夜の八時すぎに先頭車両がやっと西ノ宮にはいったところだった。社長の権藤と各部
の部長は話しあって、全員に引き返すように伝えた。
物資の支援どころではなかったのだ。
大阪から神戸へ入るルートは完全に麻痺していた。
半日社に居た佐伯だったが善い案は浮かばなかった。
堂門の見舞いに総合病院に寄って、アパートに帰ったのは深夜一時すぎだった。
堂門部長の家族は無事だったと聞いた。
社は物資の支援を民間のNGOに託すことにした。社の金でスーパーなどから買っ
た、毛布や食料や水をNGOに託した。個人的に現地へ救援に行く者も居た。社長の
権藤は神戸への支援、救助の為には各々が休職することも認めた。無期限に。
翌日には神戸への電話が復旧した。
佐伯が一番気になっていたことが明らかになった。丸菱工業の田中さんは亡くなっ
ていた。お互いに相手の社へとときどき赴き、商品開発の智恵を出しあった仲だった。
佐伯より一年年上の四十二歳だった。
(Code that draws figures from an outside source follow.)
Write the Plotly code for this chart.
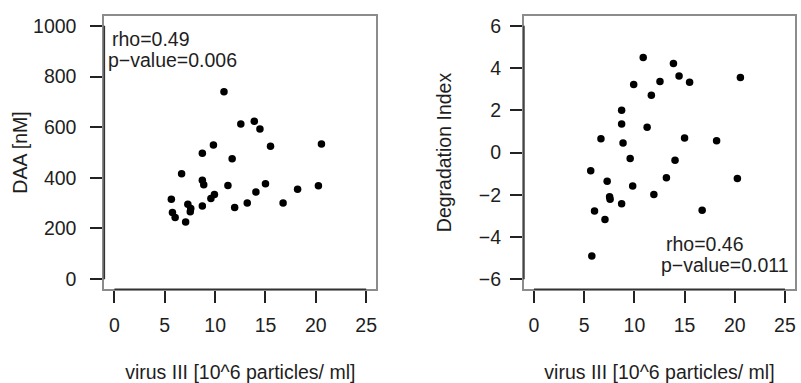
import plotly.graph_objects as go

# Shared x values: virus III [10^6 particles/ ml]
virus = [5.65, 5.76, 6.03, 6.67, 7.07, 7.29, 7.53, 7.58, 8.73, 8.73, 8.73, 8.87, 9.58, 9.83, 9.93,
         10.88, 11.27, 11.69, 11.94, 12.55, 13.19, 13.89, 14.05, 14.45, 15.0, 15.5, 16.75, 18.19, 20.26, 20.56]
# Left panel: DAA [nM]
daa = [315, 263, 243, 416, 226, 296, 266, 279, 497, 390, 289, 373, 318, 530, 334,
       740, 370, 475, 283, 613, 301, 623, 344, 593, 377, 525, 301, 355, 369, 534]
# Right panel: Degradation Index
deg_index = [-0.87, -4.9, -2.77, 0.65, -3.17, -1.36, -2.1, -2.22, 2.0, 1.35, -2.43, 0.45, -0.29, -1.59, 3.22,
             4.5, 1.2, 2.71, -1.99, 3.36, -1.2, 4.22, -0.37, 3.63, 0.69, 3.33, -2.74, 0.56, -1.23, 3.55]

x_ticks = [0, 5, 10, 15, 20, 25]
daa_ticks = [0, 200, 400, 600, 800, 1000]
deg_ticks = [-6, -4, -2, 0, 2, 4, 6]

left_stats = ["rho=0.49", "p\u2212value=0.006"]
right_stats = ["rho=0.46", "p\u2212value=0.011"]

W, H = 801, 383
FONT = "Liberation Sans, Arial, Helvetica, sans-serif"
FS = 19.5
TXT = "#1e1e1e"

def px_x(p):
    return p / W

def px_y(p):
    return 1 - p / H

fig = go.Figure()
fig.add_trace(go.Scatter(x=virus, y=daa, mode="markers", xaxis="x", yaxis="y",
                         marker=dict(color="black", size=7.5, line=dict(width=0))))
fig.add_trace(go.Scatter(x=virus, y=deg_index, mode="markers", xaxis="x2", yaxis="y2",
                         marker=dict(color="black", size=7.5, line=dict(width=0))))

ydom = [px_y(289.8), px_y(14.8)]
common_axis = dict(
    showgrid=False, zeroline=False, showline=True, mirror=True,
    linecolor="#8c8c8c", linewidth=2,
    ticks="outside", ticklen=12, tickwidth=1.5, tickcolor="#222",
    tickfont=dict(family=FONT, size=FS, color=TXT),
)

title_font = dict(family=FONT, size=FS, color=TXT)

fig.update_layout(
    width=W, height=H,
    margin=dict(l=0, r=0, t=0, b=0),
    paper_bgcolor="white", plot_bgcolor="white",
    showlegend=False,
    xaxis=dict(common_axis, domain=[px_x(104.5), px_x(376.7)], range=[-1, 26],
               tickvals=x_ticks, anchor="y", ticklabelstandoff=5,
               title=dict(text="virus III [10^6 particles/ ml]", font=title_font, standoff=33)),
    yaxis=dict(common_axis, domain=ydom, range=[-40, 1040], tickvals=daa_ticks, anchor="x",
               ticklabelstandoff=10,
               title=dict(text="DAA [nM]", font=title_font, standoff=0)),
    xaxis2=dict(common_axis, domain=[px_x(524.6), px_x(796)], range=[-1, 26],
                tickvals=x_ticks, anchor="y2", ticklabelstandoff=5,
                title=dict(text="virus III [10^6 particles/ ml]", font=title_font, standoff=33)),
    yaxis2=dict(common_axis, domain=ydom, range=[-6.48, 6.48], tickvals=deg_ticks, anchor="x2",
                ticklabelstandoff=5,
                title=dict(text="Degradation Index", font=title_font, standoff=22)),
)

# R-style axis lines spanning the tick range
shapes = []
for xa, ya, yt in [("x", "y", daa_ticks), ("x2", "y2", deg_ticks)]:
    shapes.append(dict(type="line", xref=xa, yref=ya + " domain", x0=x_ticks[0], x1=x_ticks[-1],
                       y0=0, y1=0, line=dict(color="#333", width=1.5)))
    shapes.append(dict(type="line", xref=xa + " domain", yref=ya, x0=0, x1=0,
                       y0=yt[0], y1=yt[-1], line=dict(color="#333", width=1.5)))
fig.update_layout(shapes=shapes)

ann_font = dict(family=FONT, size=FS, color=TXT)
anns = [
    dict(text=left_stats[0], x=px_x(111), y=px_y(38.5)),
    dict(text=left_stats[1], x=px_x(107), y=px_y(59.5)),
    dict(text=right_stats[0], x=px_x(666), y=px_y(244)),
    dict(text=right_stats[1], x=px_x(661), y=px_y(265)),
]
for a in anns:
    fig.add_annotation(xref="paper", yref="paper", xanchor="left", yanchor="middle",
                       showarrow=False, font=ann_font, borderpad=0, **a)

# remove the default page margin so the 801x383 figure fills the window exactly
fig.write_html(
    "out.html",
    config={"displayModeBar": False},
    post_script="document.body.style.margin='0px';document.body.style.overflow='hidden';",
)
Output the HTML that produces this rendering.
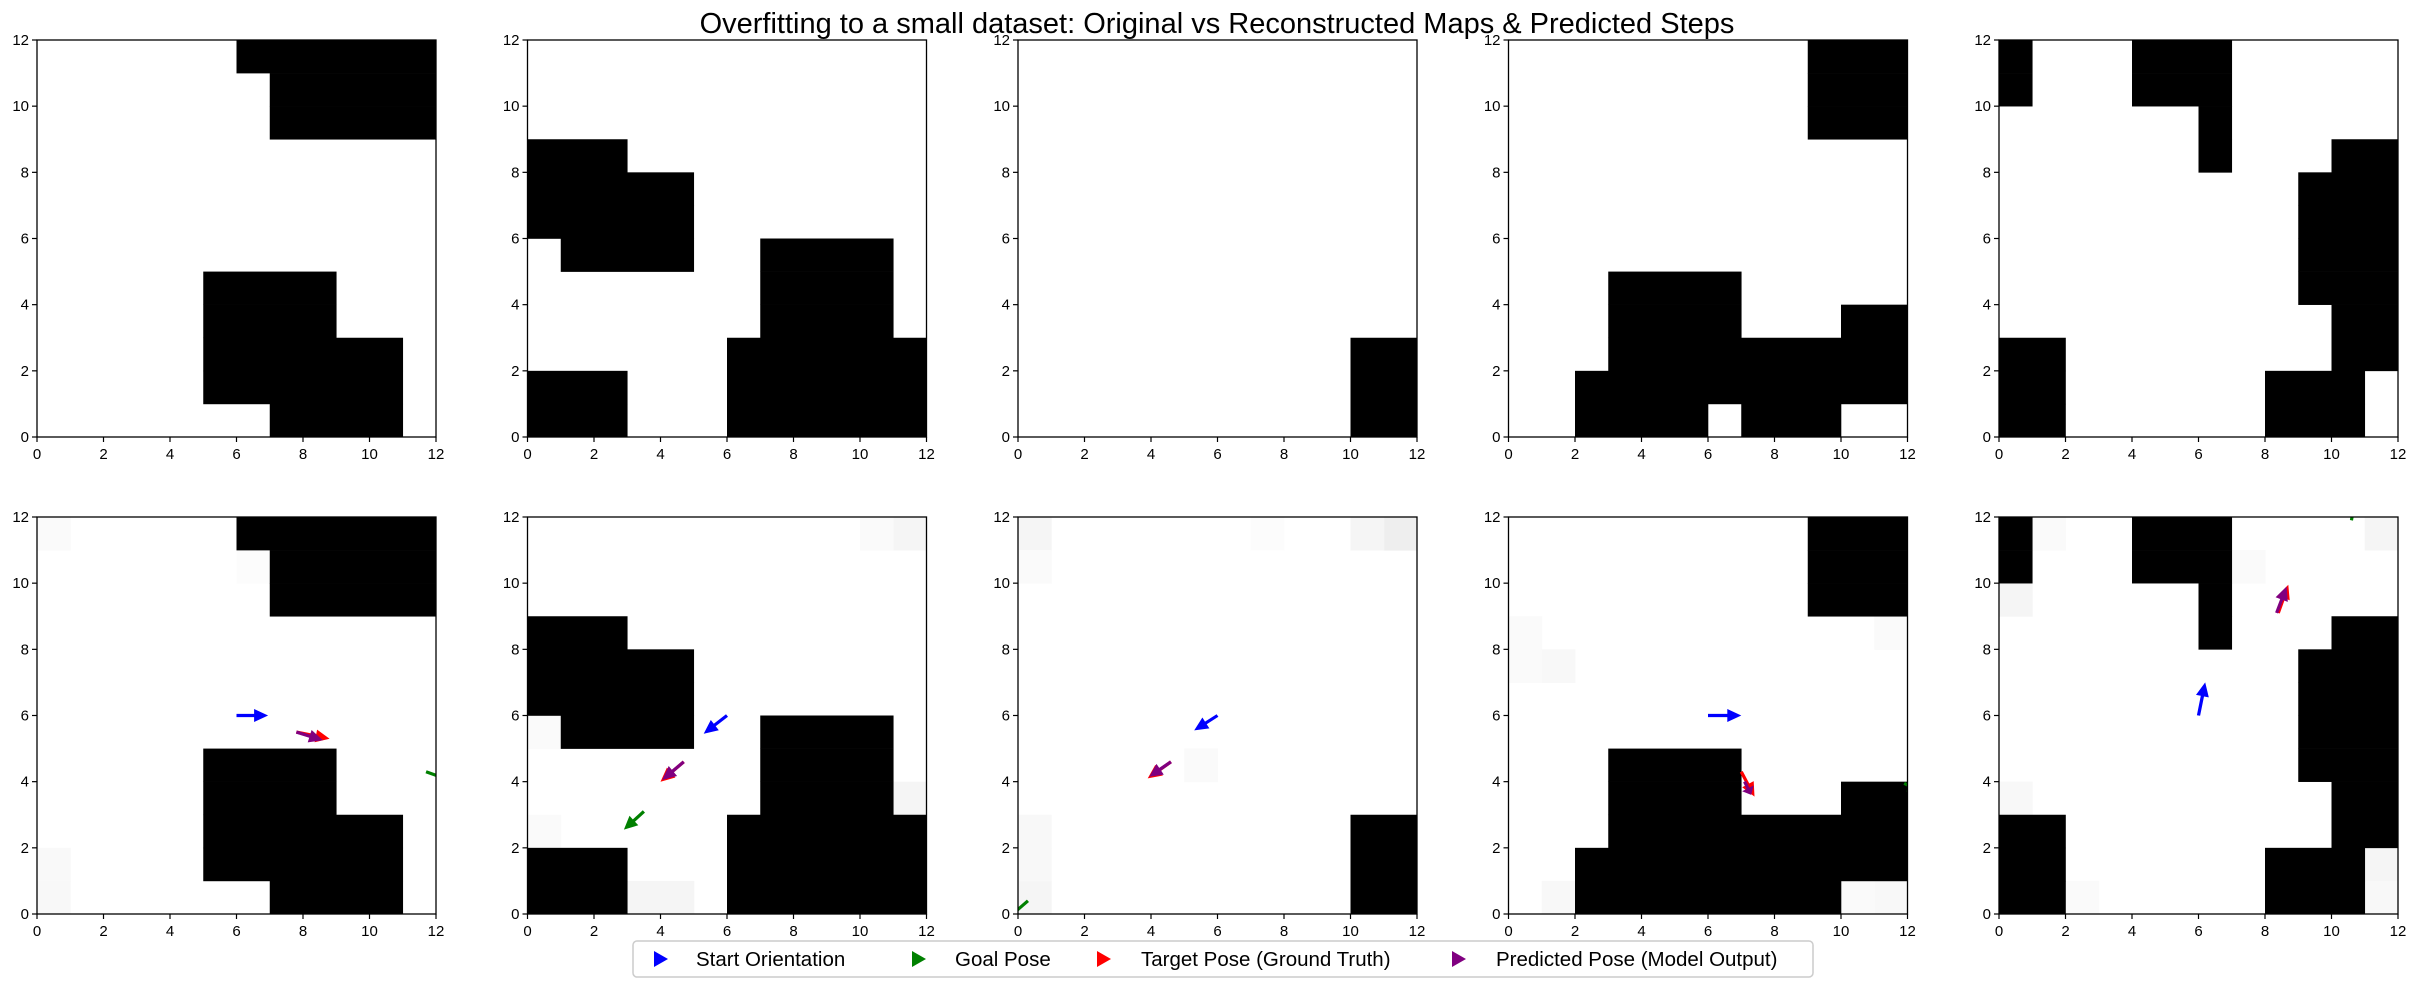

そして奥さんも子も、同居の父母も全て亡くな
っていた。
山崎工業の方からも訃報が届く。山崎工業と丸菱工業の重役、社員等、どちらも半
数が亡くなった。
佐伯の心に穴があいた。
アイメックス株式会社は、大阪府内に新規納入先を探し、コンドームとタイヤ用の
それぞれの原料はそちらに送られた。
アイメックスの会長、七瀬甚一郎の人脈からつながった話しなのかもしれなかった。
商品開発部は成果を出してないし、企画部がそれだけの大量の納入先の営業をやった
とも考えられなかった。
佐伯の実家は兵庫内陸の中江市だったが、災害時の震度は4で両親は無事だった。
二課の石島よしえは、災害三日目から元気がなくなった。誰が見ても明らかだった。
佐伯が、誰か身内が亡くなったのかと訊いたが、彼女はそういう訳ではない、とだけ
答えた。石島の実家は奈良だった。兵庫に親戚があるとも聞いたことはない。
山崎工業と丸菱工業へ権藤と御手洗と佐伯が社を代表して出向いた。
きちっとした葬儀ではなかった。火葬場で荼毘に付すまえに人が集まって焼香する
というものだった。後に合同葬儀が行われるらしい。大勢が一時期に亡くなったので、
葬儀場や寺の確保ができない。それに、寺も壊れている。
一週間がすぎ、政府の発表では死者が五千人を超えた。
一課の佐伯の部下、柳本はずっとボランティアで神戸にはいっている。同じく一課
の山下と大藪が商品開発に専心している。
佐伯は、部下の相談に応じることだけをやっている。地下の実験室でテストをした
り、Oリングの新規格の製図をCADで起こしたりしているのだが、実質、ただ、な
ぞるように作業をしているだけだ。部下の相談にも相槌を打つぐらいの応答をしてい
る。そのくせ、自分を忙しく見せようとして関連のない資料を集め、机に山積みにし
ている。
空疎な心中を察した御手洗に呼ばれ、当分、名刺を持って挨拶まわりに行けと指示
された。
「私一人でですか」
「そう、君一人で。……新しい納入先もできたし、ともかく、今の君は動いている方
がいい。自分でも判るだろ?」
「はあ」
おれがそんな事なら石島はどうなるのだ、と、佐伯は思った。
石島よしえは完全に廃人になっている。デスクワークをやりかけても一、二分する
と手が止まってしまう。乖離という現象が起きている、と佐伯が思うほどだ。